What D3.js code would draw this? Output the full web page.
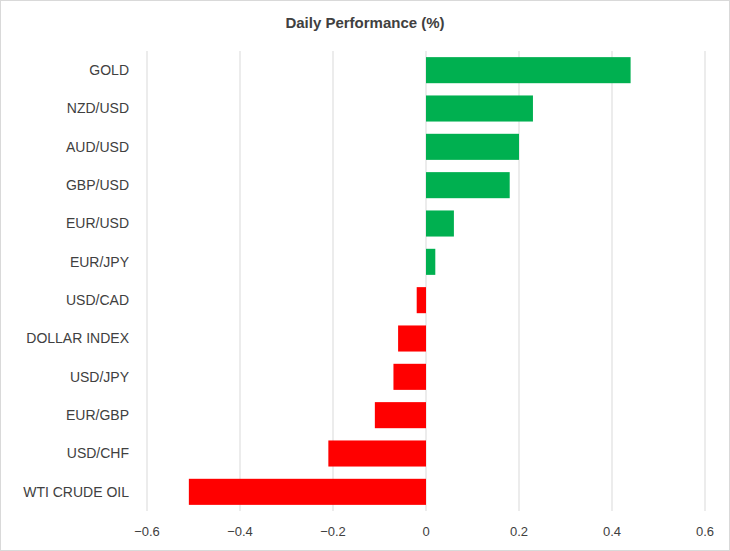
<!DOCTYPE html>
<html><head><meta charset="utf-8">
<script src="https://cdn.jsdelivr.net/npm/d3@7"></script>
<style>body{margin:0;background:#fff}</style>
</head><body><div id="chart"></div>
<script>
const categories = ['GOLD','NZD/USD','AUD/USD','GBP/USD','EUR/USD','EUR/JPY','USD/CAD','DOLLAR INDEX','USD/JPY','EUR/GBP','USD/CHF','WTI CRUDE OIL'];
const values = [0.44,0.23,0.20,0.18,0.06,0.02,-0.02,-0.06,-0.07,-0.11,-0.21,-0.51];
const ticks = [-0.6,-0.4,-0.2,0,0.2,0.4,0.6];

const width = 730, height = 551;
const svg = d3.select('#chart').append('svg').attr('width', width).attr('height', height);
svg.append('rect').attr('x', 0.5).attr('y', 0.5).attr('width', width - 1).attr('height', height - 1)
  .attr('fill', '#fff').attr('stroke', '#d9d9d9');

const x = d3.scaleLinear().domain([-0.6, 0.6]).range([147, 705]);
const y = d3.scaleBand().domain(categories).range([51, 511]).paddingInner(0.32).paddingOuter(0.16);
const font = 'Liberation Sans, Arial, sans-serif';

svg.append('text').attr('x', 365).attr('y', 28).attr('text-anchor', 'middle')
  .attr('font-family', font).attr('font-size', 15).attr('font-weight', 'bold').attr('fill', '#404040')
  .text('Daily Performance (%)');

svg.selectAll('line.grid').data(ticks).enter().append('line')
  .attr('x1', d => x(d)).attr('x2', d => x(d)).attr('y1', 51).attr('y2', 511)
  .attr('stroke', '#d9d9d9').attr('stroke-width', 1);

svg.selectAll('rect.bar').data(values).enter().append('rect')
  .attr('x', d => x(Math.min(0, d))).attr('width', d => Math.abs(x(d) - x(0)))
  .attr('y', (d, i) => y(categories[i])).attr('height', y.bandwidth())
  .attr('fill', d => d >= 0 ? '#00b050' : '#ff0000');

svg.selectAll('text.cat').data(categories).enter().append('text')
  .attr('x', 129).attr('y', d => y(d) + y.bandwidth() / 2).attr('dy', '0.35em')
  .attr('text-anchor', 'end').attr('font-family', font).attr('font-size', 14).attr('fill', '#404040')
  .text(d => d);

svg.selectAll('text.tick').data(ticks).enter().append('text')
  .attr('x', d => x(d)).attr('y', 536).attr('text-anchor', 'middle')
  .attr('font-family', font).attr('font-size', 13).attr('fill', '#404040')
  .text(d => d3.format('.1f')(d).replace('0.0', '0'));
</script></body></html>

◆ What you will do:
Reproduce the material in full, word for word, and omit the pictures.

◆ Response to this exercise:
What D3.js code would draw this? Output the full web page.
<!DOCTYPE html>
<html><head><meta charset="utf-8">
<script src="https://cdn.jsdelivr.net/npm/d3@7"></script>
<style>body{margin:0;background:#fff}</style>
</head><body><div id="chart"></div>
<script>
const categories = ['GOLD','NZD/USD','AUD/USD','GBP/USD','EUR/USD','EUR/JPY','USD/CAD','DOLLAR INDEX','USD/JPY','EUR/GBP','USD/CHF','WTI CRUDE OIL'];
const values = [0.44,0.23,0.20,0.18,0.06,0.02,-0.02,-0.06,-0.07,-0.11,-0.21,-0.51];
const ticks = [-0.6,-0.4,-0.2,0,0.2,0.4,0.6];

const width = 730, height = 551;
const svg = d3.select('#chart').append('svg').attr('width', width).attr('height', height);
svg.append('rect').attr('x', 0.5).attr('y', 0.5).attr('width', width - 1).attr('height', height - 1)
  .attr('fill', '#fff').attr('stroke', '#d9d9d9');

const x = d3.scaleLinear().domain([-0.6, 0.6]).range([147, 705]);
const y = d3.scaleBand().domain(categories).range([51, 511]).paddingInner(0.32).paddingOuter(0.16);
const font = 'Liberation Sans, Arial, sans-serif';

svg.append('text').attr('x', 365).attr('y', 28).attr('text-anchor', 'middle')
  .attr('font-family', font).attr('font-size', 15).attr('font-weight', 'bold').attr('fill', '#404040')
  .text('Daily Performance (%)');

svg.selectAll('line.grid').data(ticks).enter().append('line')
  .attr('x1', d => x(d)).attr('x2', d => x(d)).attr('y1', 51).attr('y2', 511)
  .attr('stroke', '#d9d9d9').attr('stroke-width', 1);

svg.selectAll('rect.bar').data(values).enter().append('rect')
  .attr('x', d => x(Math.min(0, d))).attr('width', d => Math.abs(x(d) - x(0)))
  .attr('y', (d, i) => y(categories[i])).attr('height', y.bandwidth())
  .attr('fill', d => d >= 0 ? '#00b050' : '#ff0000');

svg.selectAll('text.cat').data(categories).enter().append('text')
  .attr('x', 129).attr('y', d => y(d) + y.bandwidth() / 2).attr('dy', '0.35em')
  .attr('text-anchor', 'end').attr('font-family', font).attr('font-size', 14).attr('fill', '#404040')
  .text(d => d);

svg.selectAll('text.tick').data(ticks).enter().append('text')
  .attr('x', d => x(d)).attr('y', 536).attr('text-anchor', 'middle')
  .attr('font-family', font).attr('font-size', 13).attr('fill', '#404040')
  .text(d => d3.format('.1f')(d).replace('0.0', '0'));
</script></body></html>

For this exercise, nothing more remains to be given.